I'm As Real As They Get

On the subject of appointed versus retained counsel (in this line of comments), Mister DA writes:

What's even more fun is when a qualified indigent gets one of the top criminal defense attorenys in the area as appointed counsel and then gets the family to pool their resources to hire some out of town hack with a big ad in the yellow pages.

I've had a fair share of experience with this, and I'm always left a little torn. I've had cases where I've already talked the D.A. into giving my client a conditional dismissal or where I know the case will be dismissed on speedy trial grounds on the next date, when my client calls me and tells me "I've hired a lawyer," or, worse, "I've hired a 'real' lawyer."

On one hand, I want to say, "Wait! I'm a real lawyer!

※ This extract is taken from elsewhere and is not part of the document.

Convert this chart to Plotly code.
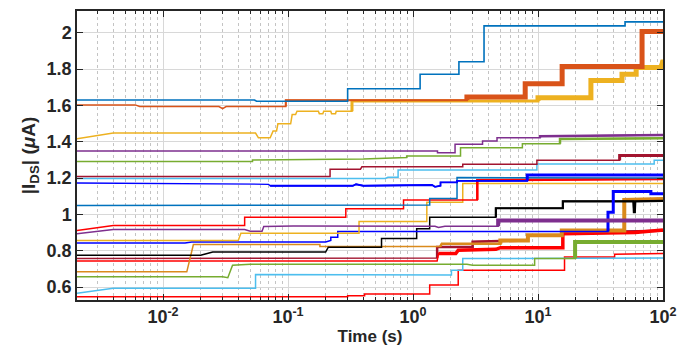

I was going to beat your case for you!" On the other hand, my caseload is high enough as it is, and private attorneys need work too. So, it's better not to say anything.

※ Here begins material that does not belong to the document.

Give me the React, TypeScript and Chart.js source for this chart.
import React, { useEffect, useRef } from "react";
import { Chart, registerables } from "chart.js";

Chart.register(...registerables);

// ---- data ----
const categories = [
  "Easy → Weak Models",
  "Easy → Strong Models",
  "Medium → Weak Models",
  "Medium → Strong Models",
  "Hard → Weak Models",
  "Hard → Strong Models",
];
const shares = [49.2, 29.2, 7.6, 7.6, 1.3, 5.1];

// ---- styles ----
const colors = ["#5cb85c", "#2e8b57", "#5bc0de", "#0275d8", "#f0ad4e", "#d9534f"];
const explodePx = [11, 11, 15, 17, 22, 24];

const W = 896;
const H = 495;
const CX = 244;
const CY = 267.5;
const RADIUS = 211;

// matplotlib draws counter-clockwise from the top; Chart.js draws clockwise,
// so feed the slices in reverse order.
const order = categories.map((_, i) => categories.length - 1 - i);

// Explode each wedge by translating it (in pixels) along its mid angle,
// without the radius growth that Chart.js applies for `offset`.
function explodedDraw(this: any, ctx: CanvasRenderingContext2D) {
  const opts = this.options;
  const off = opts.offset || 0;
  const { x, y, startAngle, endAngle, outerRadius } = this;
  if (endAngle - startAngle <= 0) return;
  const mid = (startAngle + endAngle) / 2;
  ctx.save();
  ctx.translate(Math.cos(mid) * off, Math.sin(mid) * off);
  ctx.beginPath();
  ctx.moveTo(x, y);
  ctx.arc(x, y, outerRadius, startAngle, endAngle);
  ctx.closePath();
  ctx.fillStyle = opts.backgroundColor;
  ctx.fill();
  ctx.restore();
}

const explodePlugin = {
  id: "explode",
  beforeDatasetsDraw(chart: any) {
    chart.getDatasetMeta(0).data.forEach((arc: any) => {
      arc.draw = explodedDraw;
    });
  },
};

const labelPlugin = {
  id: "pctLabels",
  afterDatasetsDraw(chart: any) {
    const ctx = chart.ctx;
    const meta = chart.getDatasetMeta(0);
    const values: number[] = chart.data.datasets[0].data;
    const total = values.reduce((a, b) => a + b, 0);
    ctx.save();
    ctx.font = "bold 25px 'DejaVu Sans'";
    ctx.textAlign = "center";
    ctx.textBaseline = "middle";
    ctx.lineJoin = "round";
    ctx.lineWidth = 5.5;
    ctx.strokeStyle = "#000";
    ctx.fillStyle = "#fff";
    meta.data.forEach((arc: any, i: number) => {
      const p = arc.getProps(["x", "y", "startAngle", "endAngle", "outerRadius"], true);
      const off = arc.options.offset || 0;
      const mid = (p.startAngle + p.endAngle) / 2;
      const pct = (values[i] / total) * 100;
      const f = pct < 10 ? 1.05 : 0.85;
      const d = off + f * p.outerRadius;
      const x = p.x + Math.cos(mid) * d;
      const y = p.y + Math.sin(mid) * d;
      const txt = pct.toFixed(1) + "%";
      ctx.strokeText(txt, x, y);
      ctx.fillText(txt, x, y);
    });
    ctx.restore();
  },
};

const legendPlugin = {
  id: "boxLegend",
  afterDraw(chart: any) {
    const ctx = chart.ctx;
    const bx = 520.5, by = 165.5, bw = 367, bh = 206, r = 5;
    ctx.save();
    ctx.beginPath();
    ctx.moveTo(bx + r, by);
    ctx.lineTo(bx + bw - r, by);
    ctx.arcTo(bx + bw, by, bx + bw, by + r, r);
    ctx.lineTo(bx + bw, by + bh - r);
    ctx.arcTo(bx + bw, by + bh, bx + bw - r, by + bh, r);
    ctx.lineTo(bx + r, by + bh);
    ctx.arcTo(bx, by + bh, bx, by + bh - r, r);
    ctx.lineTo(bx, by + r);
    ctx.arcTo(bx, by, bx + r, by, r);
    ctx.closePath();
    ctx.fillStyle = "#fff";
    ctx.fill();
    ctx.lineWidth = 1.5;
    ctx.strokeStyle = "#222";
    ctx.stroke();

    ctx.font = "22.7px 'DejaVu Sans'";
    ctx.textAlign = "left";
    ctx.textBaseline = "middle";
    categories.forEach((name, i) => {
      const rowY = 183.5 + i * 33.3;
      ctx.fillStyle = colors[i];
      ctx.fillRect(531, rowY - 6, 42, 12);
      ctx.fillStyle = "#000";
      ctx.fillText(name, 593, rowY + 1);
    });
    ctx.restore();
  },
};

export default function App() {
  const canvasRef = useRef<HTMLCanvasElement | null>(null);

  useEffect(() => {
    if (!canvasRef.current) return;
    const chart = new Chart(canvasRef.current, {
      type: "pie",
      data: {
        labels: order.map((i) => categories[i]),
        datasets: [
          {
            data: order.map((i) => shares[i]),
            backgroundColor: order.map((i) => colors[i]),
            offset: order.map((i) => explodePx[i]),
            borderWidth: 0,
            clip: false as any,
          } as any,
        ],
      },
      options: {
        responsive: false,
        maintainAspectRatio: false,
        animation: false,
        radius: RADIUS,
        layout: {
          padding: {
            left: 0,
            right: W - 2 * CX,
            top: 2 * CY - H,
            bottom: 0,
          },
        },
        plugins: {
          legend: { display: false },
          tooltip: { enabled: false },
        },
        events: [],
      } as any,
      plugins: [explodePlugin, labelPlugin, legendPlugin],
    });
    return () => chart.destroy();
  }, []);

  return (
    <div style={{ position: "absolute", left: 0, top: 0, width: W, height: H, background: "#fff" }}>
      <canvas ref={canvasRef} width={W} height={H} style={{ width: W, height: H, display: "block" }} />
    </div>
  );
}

But that doesn't mean I can't sit back and laugh though when the hack (oh, I mean "real lawyer") messes up their case.


  1. But your not a "paid lawyer!" How could you possibly be better than the lawyer from two counties away who was paid $5,000 to come to a court he's never been in before?

    My court appointed cases apparently think that I am independently wealthy and don't get any pay for representing them.

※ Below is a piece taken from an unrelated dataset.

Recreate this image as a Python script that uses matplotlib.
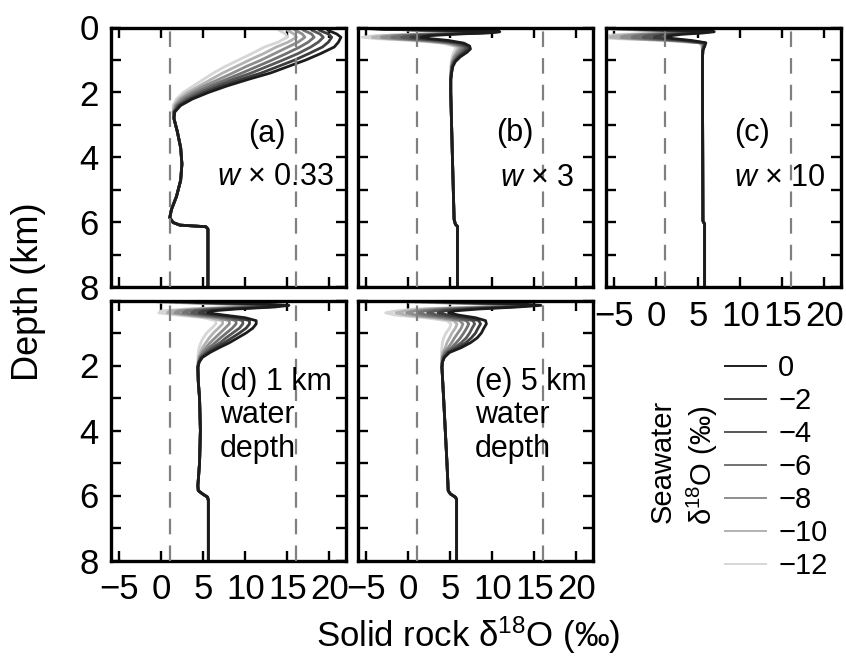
import matplotlib
matplotlib.use("Agg")
import matplotlib.pyplot as plt
from matplotlib.lines import Line2D

plt.rcParams['font.family'] = ['Liberation Sans', 'DejaVu Sans']
plt.rcParams['mathtext.fontset'] = 'custom'
plt.rcParams['mathtext.rm'] = 'Liberation Sans'
plt.rcParams['mathtext.it'] = 'Liberation Sans:italic'
plt.rcParams['axes.unicode_minus'] = True

# ---------------- data ----------------
seawater_labels = ['0', '\u22122', '\u22124', '\u22126', '\u22128', '\u221210', '\u221212']
curve_colors = ['#1c1c1c', '#3c3c3c', '#575757', '#727272', '#8e8e8e', '#b2b2b2', '#d6d6d6']
x_ticks = [-5, 0, 5, 10, 15, 20]
y_ticks = [0, 1, 2, 3, 4, 5, 6, 7, 8]
ref_lines = [1, 16]

# (a) w x 0.33
depth_a = [0.08, 0.2, 0.3, 0.45, 0.6, 0.8, 1.0, 1.2, 1.4, 1.6, 1.8, 2.0, 2.2, 2.4, 2.6]
delta_a = [
    [19.8, 20.9, 21.4, 21.1, 20.6, 19.0, 17.2, 15.1, 13.0, 10.3, 7.8, 5.6, 3.7, 2.3, 1.6],
    [18.8, 19.9, 20.3, 19.9, 19.2, 17.6, 15.9, 13.9, 11.9, 9.4, 7.1, 5.1, 3.4, 2.15, 1.55],
    [17.9, 18.9, 19.3, 18.7, 17.8, 16.3, 14.5, 12.6, 10.7, 8.5, 6.5, 4.6, 3.1, 2.0, 1.5],
    [16.9, 17.9, 18.2, 17.5, 16.5, 14.9, 13.2, 11.4, 9.6, 7.7, 5.8, 4.1, 2.75, 1.85, 1.5],
    [15.9, 16.8, 17.1, 16.3, 15.1, 13.5, 11.9, 10.1, 8.5, 6.8, 5.1, 3.6, 2.4, 1.7, 1.45],
    [15.0, 15.8, 16.1, 15.1, 13.7, 12.2, 10.5, 8.9, 7.3, 5.9, 4.5, 3.1, 2.1, 1.55, 1.4],
    [14.0, 14.8, 15.0, 13.9, 12.3, 10.8, 9.2, 7.6, 6.2, 5.0, 3.8, 2.6, 1.8, 1.4, 1.4],
]
deep_depth_a = [2.8, 3.2, 3.7, 4.2, 4.7, 5.2, 5.6, 5.85, 6.0, 6.08, 6.13, 6.2, 8.0]
deep_delta_a = [1.5, 1.9, 2.3, 2.45, 2.3, 1.8, 1.2, 1.0, 1.4, 2.2, 5.3, 5.55, 5.55]

# (b) w x 3
depth_b = [0.05, 0.09, 0.13, 0.16, 0.2, 0.25, 0.3, 0.34, 0.4, 0.48, 0.57, 0.66, 0.76, 0.9, 1.05, 1.2, 1.4, 1.6]
delta_b = [
    [-3.0, 5.0, 10.9, 10.0, 6.0, 2.5, 1.5, 2.5, 4.8, 6.6, 7.3, 7.4, 7.0, 6.2, 5.6, 5.3, 5.15, 5.05],
    [-3.25, 4.75, 10.6, 9.6, 5.2, 1.4, 0.3, 1.4, 4.1, 6.2, 7.0, 7.1, 6.7, 6.0, 5.5, 5.25, 5.15, 5.05],
    [-3.5, 4.5, 10.3, 9.2, 4.3, 0.3, -0.8, 0.3, 3.4, 5.7, 6.7, 6.8, 6.5, 5.9, 5.45, 5.2, 5.1, 5.05],
    [-3.75, 4.25, 9.95, 8.75, 3.5, -0.75, -2.0, -0.75, 2.65, 5.3, 6.4, 6.5, 6.2, 5.7, 5.35, 5.2, 5.1, 5.05],
    [-4.0, 4.0, 9.6, 8.3, 2.7, -1.8, -3.2, -1.8, 1.9, 4.9, 6.1, 6.2, 5.9, 5.5, 5.25, 5.15, 5.1, 5.05],
    [-4.25, 3.75, 9.3, 7.9, 1.8, -2.9, -4.3, -2.9, 1.2, 4.4, 5.8, 5.9, 5.7, 5.4, 5.2, 5.1, 5.05, 5.05],
    [-4.5, 3.5, 9.0, 7.5, 1.0, -4.0, -5.5, -4.0, 0.5, 4.0, 5.5, 5.6, 5.4, 5.2, 5.1, 5.05, 5.05, 5.05],
]
deep_depth_b = [2.0, 4.0, 5.9, 6.05, 6.12, 8.0]
deep_delta_b = [5.05, 5.25, 5.45, 5.6, 5.85, 5.85]

# (c) w x 10
depth_c = [0.05, 0.09, 0.13, 0.17, 0.21, 0.26, 0.3, 0.34, 0.4, 0.47, 0.55, 0.7, 0.9]
delta_c = [
    [-2.0, 3.0, 6.9, 5.5, 3.0, 1.5, 1.0, 2.0, 4.2, 5.9, 5.8, 5.55, 5.5],
    [-2.6, 2.3, 6.5, 4.8, 1.8, 0.2, -0.3, 0.8, 3.7, 5.75, 5.75, 5.55, 5.5],
    [-3.3, 1.7, 6.1, 4.2, 0.7, -1.2, -1.6, -0.3, 3.1, 5.6, 5.7, 5.55, 5.5],
    [-3.9, 1.0, 5.7, 3.5, -0.5, -2.5, -2.9, -1.5, 2.6, 5.45, 5.6, 5.5, 5.5],
    [-4.5, 0.3, 5.3, 2.8, -1.7, -3.8, -4.2, -2.7, 2.1, 5.3, 5.55, 5.5, 5.5],
    [-5.2, -0.3, 4.9, 2.2, -2.8, -5.2, -5.5, -3.8, 1.5, 5.15, 5.45, 5.5, 5.5],
    [-5.8, -1.0, 4.5, 1.5, -4.0, -6.5, -6.8, -5.0, 1.0, 5.0, 5.4, 5.5, 5.5],
]
deep_depth_c = [2.0, 5.95, 6.05, 8.0]
deep_delta_c = [5.5, 5.55, 5.75, 5.75]

# (d) 1 km water depth
depth_d = [0.05, 0.1, 0.15, 0.2, 0.26, 0.32, 0.38, 0.45, 0.53, 0.62, 0.72, 0.85, 1.0, 1.15, 1.3, 1.45, 1.6, 1.75, 1.9, 2.05]
delta_d = [
    [4.0, 11.0, 15.2, 13.5, 9.0, 6.0, 5.5, 7.5, 10.0, 11.3, 11.3, 10.9, 10.1, 9.1, 8.1, 6.9, 5.8, 4.9, 4.5, 4.35],
    [3.25, 10.2, 14.6, 12.75, 8.0, 5.0, 4.5, 6.6, 9.2, 10.5, 10.5, 10.1, 9.3, 8.4, 7.5, 6.5, 5.55, 4.8, 4.5, 4.35],
    [2.5, 9.3, 14.0, 12.0, 7.0, 4.0, 3.6, 5.7, 8.3, 9.7, 9.7, 9.3, 8.5, 7.7, 7.0, 6.1, 5.35, 4.7, 4.45, 4.35],
    [1.75, 8.5, 13.35, 11.25, 6.0, 3.0, 2.6, 4.75, 7.5, 8.9, 8.9, 8.45, 7.75, 7.05, 6.4, 5.7, 5.1, 4.6, 4.45, 4.35],
    [1.0, 7.7, 12.7, 10.5, 5.0, 2.0, 1.6, 3.8, 6.7, 8.1, 8.1, 7.6, 7.0, 6.4, 5.8, 5.3, 4.85, 4.55, 4.4, 4.35],
    [0.25, 6.8, 12.1, 9.75, 4.0, 1.0, 0.7, 2.9, 5.8, 7.3, 7.3, 6.8, 6.2, 5.7, 5.3, 4.9, 4.65, 4.45, 4.4, 4.35],
    [-0.5, 6.0, 11.5, 9.0, 3.0, 0.0, -0.3, 2.0, 5.0, 6.5, 6.5, 6.0, 5.4, 5.0, 4.7, 4.5, 4.4, 4.35, 4.35, 4.35],
]
deep_depth_d = [2.5, 3.0, 4.0, 5.0, 5.7, 5.85, 5.95, 6.05, 6.15, 8.0]
deep_delta_d = [4.4, 4.55, 4.65, 4.55, 4.35, 4.4, 4.9, 5.5, 5.6, 5.6]

# (e) 5 km water depth
depth_e = [0.05, 0.1, 0.15, 0.2, 0.26, 0.32, 0.38, 0.45, 0.53, 0.62, 0.72, 0.85, 1.0, 1.15, 1.3, 1.45, 1.6, 1.75, 1.9, 2.05]
delta_e = [
    [5.0, 13.0, 15.8, 13.0, 8.5, 5.5, 4.8, 6.0, 8.0, 9.2, 9.3, 9.0, 8.7, 8.2, 7.4, 6.3, 4.9, 4.3, 4.05, 4.0],
    [4.2, 12.2, 15.1, 12.2, 7.25, 4.3, 3.55, 4.75, 7.0, 8.4, 8.6, 8.3, 8.0, 7.5, 6.85, 5.9, 4.75, 4.25, 4.05, 4.0],
    [3.3, 11.3, 14.4, 11.3, 6.0, 3.2, 2.3, 3.5, 6.0, 7.7, 7.9, 7.6, 7.3, 6.9, 6.3, 5.5, 4.6, 4.2, 4.05, 4.0],
    [2.5, 10.5, 13.65, 10.5, 4.75, 2.0, 1.05, 2.25, 5.0, 6.9, 7.2, 6.95, 6.6, 6.2, 5.7, 5.15, 4.4, 4.1, 4.05, 4.0],
    [1.7, 9.7, 12.9, 9.7, 3.5, 0.8, -0.2, 1.0, 4.0, 6.1, 6.5, 6.3, 5.9, 5.5, 5.15, 4.75, 4.25, 4.05, 4.0, 4.0],
    [0.8, 8.8, 12.2, 8.8, 2.25, -0.3, -1.45, -0.25, 3.0, 5.4, 5.8, 5.6, 5.2, 4.9, 4.6, 4.4, 4.1, 4.0, 4.0, 4.0],
    [0.0, 8.0, 11.5, 8.0, 1.0, -1.5, -2.7, -1.5, 2.0, 4.6, 5.1, 4.9, 4.5, 4.2, 4.05, 4.0, 3.95, 3.95, 4.0, 4.0],
]
deep_depth_e = [3.0, 4.0, 5.0, 5.85, 5.95, 6.05, 6.12, 8.0]
deep_delta_e = [4.2, 4.4, 4.6, 4.75, 5.0, 5.6, 5.75, 5.75]

# ---------------- figure ----------------
fig = plt.figure(figsize=(8.46, 6.57), dpi=100)
W, Hh = 846.0, 657.0

def rect(x0, x1, y0, y1):
    return [x0 / W, 1 - y1 / Hh, (x1 - x0) / W, (y1 - y0) / Hh]

ax_a = fig.add_axes(rect(111, 346, 27.5, 287.5))
ax_b = fig.add_axes(rect(358, 593, 27.5, 287.5))
ax_c = fig.add_axes(rect(606, 841, 27.5, 287.5))
ax_d = fig.add_axes(rect(111, 346, 300.5, 560.5))
ax_e = fig.add_axes(rect(358, 593, 300.5, 560.5))

panels = [
    (ax_a, depth_a, delta_a, deep_depth_a, deep_delta_a),
    (ax_b, depth_b, delta_b, deep_depth_b, deep_delta_b),
    (ax_c, depth_c, delta_c, deep_depth_c, deep_delta_c),
    (ax_d, depth_d, delta_d, deep_depth_d, deep_delta_d),
    (ax_e, depth_e, delta_e, deep_depth_e, deep_delta_e),
]

TICK_FS = 25
for ax, dep, dels, ddep, ddel in panels:
    for i in reversed(range(len(dels))):
        ax.plot(dels[i] + ddel, dep + ddep, color=curve_colors[i], lw=2.0,
                solid_capstyle='round', solid_joinstyle='round', zorder=2)
    for v in ref_lines:
        ax.axvline(v, color='#808080', lw=1.6, dashes=(7, 5), zorder=3)
    ax.set_xlim(-6, 22)
    ax.set_ylim(8, 0)
    ax.set_xticks(x_ticks)
    ax.set_yticks(y_ticks)
    ax.tick_params(direction='in', top=True, right=True, length=7.5, width=1.7,
                   labelsize=TICK_FS, labelbottom=False, labelleft=False, pad=9)
    for s in ax.spines.values():
        s.set_linewidth(2.4)

even_labels = [str(t) if t % 2 == 0 else '' for t in y_ticks]
ax_a.tick_params(labelleft=True)
ax_a.set_yticklabels(even_labels)
ax_d.tick_params(labelleft=True)
ax_d.set_yticklabels([''] + even_labels[1:])
for ax in (ax_c, ax_d, ax_e):
    ax.tick_params(labelbottom=True, pad=9)
    ax.set_xticklabels(['\u22125', '0', '5', '10', '15', '20'])

PFS = 22
ax_a.text(0.664, 0.59, '(a)', transform=ax_a.transAxes, ha='center', va='center', fontsize=PFS)
ax_a.text(0.698, 0.425, '$w$ \u00d7 0.33', transform=ax_a.transAxes, ha='center', va='center', fontsize=PFS)
ax_b.text(0.668, 0.595, '(b)', transform=ax_b.transAxes, ha='center', va='center', fontsize=PFS)
ax_b.text(0.762, 0.421, '$w$ \u00d7 3', transform=ax_b.transAxes, ha='center', va='center', fontsize=PFS)
ax_c.text(0.621, 0.595, '(c)', transform=ax_c.transAxes, ha='center', va='center', fontsize=PFS)
ax_c.text(0.740, 0.421, '$w$ \u00d7 10', transform=ax_c.transAxes, ha='center', va='center', fontsize=PFS)
ax_d.text(0.464, 0.559, '(d) 1 km\nwater\ndepth', transform=ax_d.transAxes, ha='left', va='center',
          fontsize=PFS, linespacing=1.15)
ax_e.text(0.498, 0.559, '(e) 5 km\nwater\ndepth', transform=ax_e.transAxes, ha='left', va='center',
          fontsize=PFS, linespacing=1.15)

fig.text(28 / W, 1 - 292 / Hh, 'Depth (km)', rotation=90, ha='center', va='center', fontsize=26)
fig.text(468 / W, 1 - 635 / Hh, 'Solid rock \u03b4$^{18}$O (\u2030)', ha='center', va='center', fontsize=25)

handles = [Line2D([], [], color=c, lw=1.4) for c in curve_colors]
fig.legend(handles, seawater_labels, loc='upper left', bbox_to_anchor=(725 / W, 1 - 354 / Hh),
           frameon=False, fontsize=21, handlelength=1.4, handletextpad=0.42,
           labelspacing=0.17, borderpad=0, borderaxespad=0)
fig.text(663 / W, 1 - 461 / Hh, 'Seawater', rotation=90, ha='center', va='center', fontsize=21)
fig.text(702 / W, 1 - 465 / Hh, '\u03b4$^{18}$O (\u2030)', rotation=90, ha='center', va='center', fontsize=21)

fig.savefig('out.png', dpi=100)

  2. If I had a dollar for every time I've uttered the words "I do get paid. Just not by you."

    My other favorite thing is when their "paid" or "real" lawyer doesn't show up in court until very late. Then my client sees me in the courtroom and says "Can you just do my case? I don't want to sit here all day." Too bad. Or, when their lawyer does show up, and he comes to me to ask me things like "What's this judge's name? How do I get my case called? Can you send me a copy of your file on this case."

  3. I thought you were a private defense attorney. Are you a PD or is the bulk of your work court-appointed?

  4. Sorry, it is way more complicated than either of those 2 choices. Suffice it to say that a majority of my clients are indigent. And that I'm overworked and underpaid. Sounds like a PD? Yeah, kinda, close enough, but not quite.

  5. Just in case I get booked, how would someone know if their free lawyer was any good. Don't you have to qualify to have a free lawyer or something?

  6. First, as to how do you know your appointed lawyer is any good - you really don't, any more than you will know if the guy who took $5,000 for a retainer is any good. How do you find out? Word of mouth, mostly. If you've had dealings with a lawyer in some other field of practice, probated an estate or did a divorce, and you were happy (or at least satisfied) with the results, call him/her and ask for their advice. If you know any cops, they asking them. They generally have a pretty good idea of who they hate to see on the other side. If anyone will tell you, ask how appointed counsel is paid - are they public defenders, on salary like the state's attorneys? Are they contract attorneys, working on an annual budget from the court? If they are appointed from an approved list, are they paid an hourly rate, or a flat rate? If I were in a strange jurisdiction and needed court appointed counsel, I hope to find either a PD or an hourly rate court appointed attorney.

    As to how you qualify for appointed counsel - every court across the US is different. Generally, the systems I'm acquainted with use a sort of grid where they compare disposable income against the seriousness of the charge.

  7. I tell prospective clients that if they don't want to pay my fee, they'll be much better off with the PD's office where the attorneys know what they're doing than with the handful of private counsel who charge a third of what I do to enter a guilty plea at the arraignment.